学校教育は、教育目標を実現するために、学習指導要領に基づいてこどもの発達や理解に合わせて、教育内容を学習段階に応じて配列した計画を立てて実施しています。この計画を教育課程と言っていますが、学校現場目線では、これまで話題にしてきたカリキュラムとほぼ同義と捉えてよいでしょう。まさに、「教育課程の過積載」という状態にあります。
教育課程の編成権は校長にあるため、学校の裁量の範囲でカリキュラム・オーバーロードの問題も解決することができる部分もあります。例えば、教科や領域などで扱う内容が重なる場合は、教科横断的な指導計画とすることで、当該内容を扱う時間を調整し、対話する力や課題を追究する力などを重視した指導が可能になります。いわゆるカリキュラム・マネジメントによって、「過積載」状態を解消できるということです。
しかし、そのためには各教科・領域等の内容や指導方法等に精通した教員がいて、学校の実態に応じてマネジメントできる環境が必要です。当然、その時間においてもです。

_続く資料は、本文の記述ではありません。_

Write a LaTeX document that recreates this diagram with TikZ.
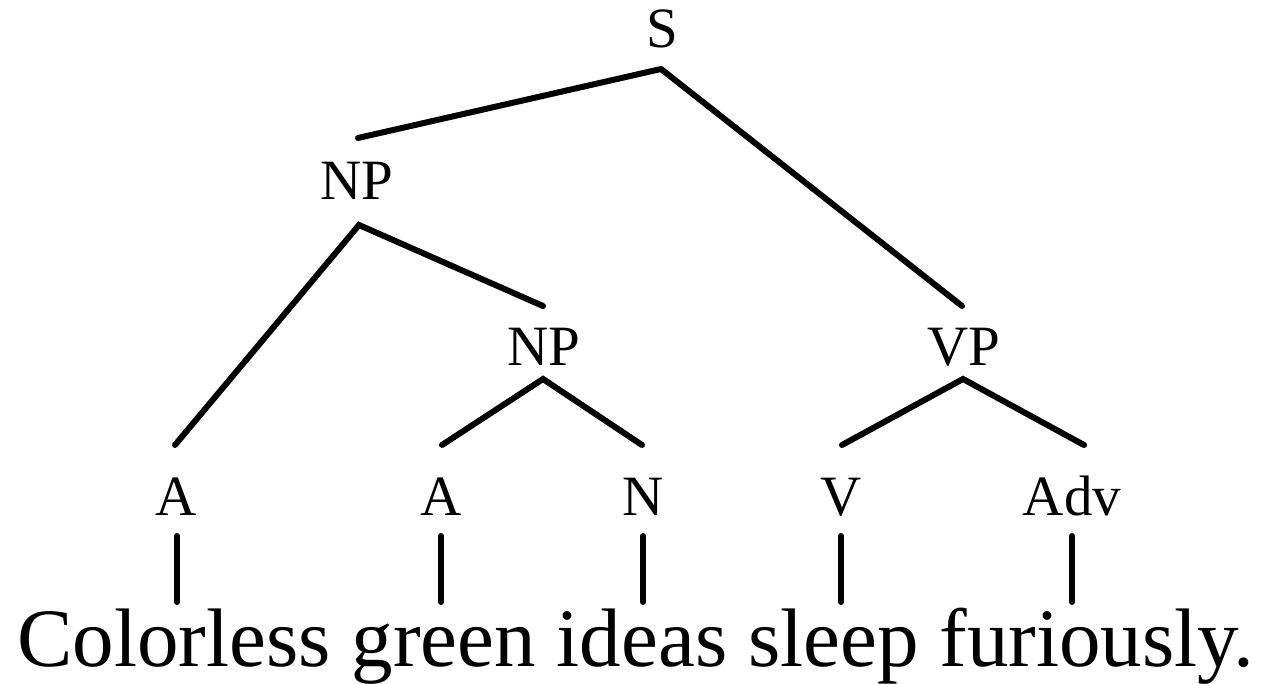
\documentclass[tikz,border=0pt]{standalone}
\usepackage{fontspec}
\setmainfont{Liberation Serif}
\begin{document}
\begin{tikzpicture}[x=1pt,y=-1pt,
  lbl/.style={anchor=base,inner sep=0pt,font=\fontsize{57}{60}\selectfont},
  edge/.style={line width=6pt,line cap=round,line join=miter}]
\useasboundingbox (0,0) rectangle (1266,684);
% labels
\node[lbl] (S) at (662,48) {S};
\node[lbl] (NPa) at (357,200) {NP};
\node[lbl] (NPb) at (544,366) {NP};
\node[lbl] (VP) at (964,366) {VP};
\node[lbl] (A1) at (176,515) {A};
\node[lbl] (A2) at (441,515) {A};
\node[lbl] (N) at (643,515) {N};
\node[lbl] (V) at (841,515) {V};
\node[lbl] (Adv) at (1072,515) {Adv};
\node[anchor=base,inner sep=0pt,font=\fontsize{83}{86}\selectfont] (sent) at (636,666) {Colorless green ideas sleep furiously.};
% connector end points
\coordinate (S-b) at (661,69);
\coordinate (NPa-t) at (358,138);
\coordinate (NPa-b) at (359,225);
\coordinate (NPb-t) at (543,306);
\coordinate (NPb-b) at (543,379);
\coordinate (VP-t) at (962,306);
\coordinate (VP-b) at (963,379);
\coordinate (A1-t) at (175,445);
\coordinate (A2-t) at (442,445);
\coordinate (N-t) at (642,445);
\coordinate (V-t) at (842,445);
\coordinate (Adv-t) at (1084,445);
\coordinate (A1-b) at (177,536);
\coordinate (A2-b) at (441,536);
\coordinate (N-b) at (643,536);
\coordinate (V-b) at (841,536);
\coordinate (Adv-b) at (1072,536);
\coordinate (w1) at (177,602);
\coordinate (w2) at (441,602);
\coordinate (w3) at (643,602);
\coordinate (w4) at (841,602);
\coordinate (w5) at (1072,602);
% edges
\draw[edge] (NPa-t) -- (S-b) -- (VP-t);
\draw[edge] (A1-t) -- (NPa-b) -- (NPb-t);
\draw[edge] (A2-t) -- (NPb-b) -- (N-t);
\draw[edge] (V-t) -- (VP-b) -- (Adv-t);
\draw[edge] (A1-b) -- (w1);
\draw[edge] (A2-b) -- (w2);
\draw[edge] (N-b) -- (w3);
\draw[edge] (V-b) -- (w4);
\draw[edge] (Adv-b) -- (w5);
\end{tikzpicture}
\end{document}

現状では、効果的なカリキュラム・マネジメントが可能な学校はそれほど存在しません。
2027年前後に次の学習指導要領の告示があります。全国小学校長連合会は、国が内容検討の際にぜひ重視してほしいこととして、「小学校教育の充実・改善に関する要望書」を文部科学省に提出しました。そこには、次期学習指導要領の改訂を見越した「指導内容及び指導時数の削減」が記されています。これは、様々な課題を大量に抱えている学校現場の悲鳴を届けようとするものです。
また、次期学習指導要領の内容を左右する答申を審議する中央教育審議会の委員に、全国の小・中・高等学校を代表する校長会の会長が揃って任命されています。このことは、学校現場の実情を国の政策に反映させていくうえで注目すべきことです。
これまでも、学習指導要領の理念と学校現場の実践の乖離という問題が度々指摘されてきました。次代を担うこどもに身につけさせたい力の明確化は必要なことですが、カリキュラム・オーバーロードの状態では、その理念は絵に描いた餅です。それだけでなく、こどもも教師も心身の健康を損ねるような状態に陥ります。
これでは、教育のあり方として本末転倒と言わざるをえません。過去の成果と課題はもちろん、現在の学校現場の窮状を踏まえ、教育活動の最前線に立つ行政や学校、教職員が将来の展望を抱きながら教育活動の展開ができるような国の答申や学習指導要領改訂となることが強く望まれています。